Farr’s nomination will now head to the full Senate, where a final vote is required to approve his lifetime appointment to the U.S. District Court for the Eastern District of North Carolina.

The Congressional Black Caucus has vehemently opposed Farr’s nomination. In a September letter addressed to the Senate Judiciary Committee, the CBC described Farr as one of the most virulent threats to voting rights in decades. “It is no exaggeration to say that had the White House deliberately sought to identify an attorney in North Carolina with a more hostile record on African-American voting rights and workers rights than Thomas Farr, it could have hardly done so,” the letter read.

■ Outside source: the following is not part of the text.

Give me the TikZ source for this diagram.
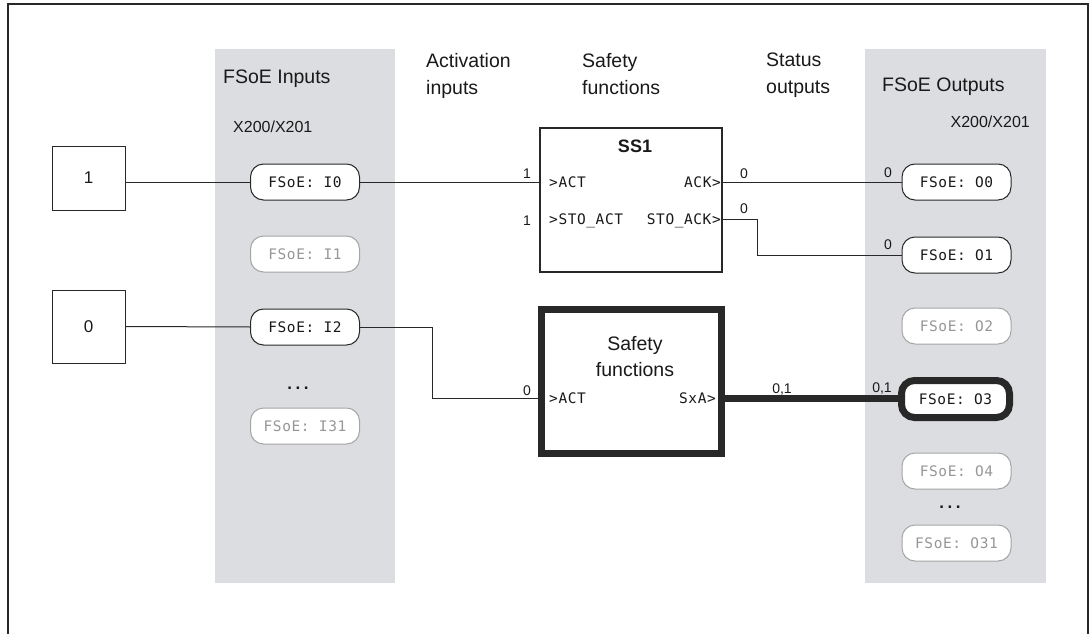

Farr’s campaign against voting rights began nearly three decades ago, when he represented the senate campaign of Jesse Helms, a lawmaker who once led a 16-day filibuster against naming a federal holiday after Martin Luther King Jr. In 1990, Helms for Senate sent 125,000 postcards to North Carolina voters, most of whom were black, falsely insinuating they were ineligible to vote and threatened to charge them with voter fraud if they tried to cast ballots. The Justice Department filed a Voting Rights Act complaint against the campaign. Farr defended the Helms campaign in that case.

Most recently, Farr defended North Carolina’s racist voter identification law that was struck down by the Fourth Circuit, which characterized it as “the most restrictive voting law in North Carolina seen since the era of Jim Crow” in its ruling. As the Huffington Post noted, in his defense of the 2013 law, Farr contended it “was not a nefarious thing.”

William Barber, North Carolina’s NCAAP chapter president, also wrote the Senate Judiciary Committee to oppose Farr’s “bone-chilling” nomination:

In summary, Thomas Farr has been the lead attorney in attacking every modern effort in North Carolina to empower the state’s African American voters; and in most of case, he has been a public architect of the regressive and discriminatory backlash. Based on his outspoken history and aggressive litigious style of opposing African Americans and the rights of the vulnerable, African Americans have no trust or faith that Thomas Farr can be independent, fair, and impartial in serving as member of the esteemed federal judiciary.

Farr joins an illustrious list of transparently prejudiced attorneys nominated by Trump to the federal bench. One of Trump’s nominees to the U.S. District Court in Texas, Jeff Mateer, openly and proudly admitted to discriminating against LGBTQ people in two 2015 speeches. Mateer also said trans children were evidence that “Satan’s plan is working.”

A spokesman for Senate Majority Leader Mitch McConnell said on Friday that a vote on Farr’s nomination had yet to be scheduled.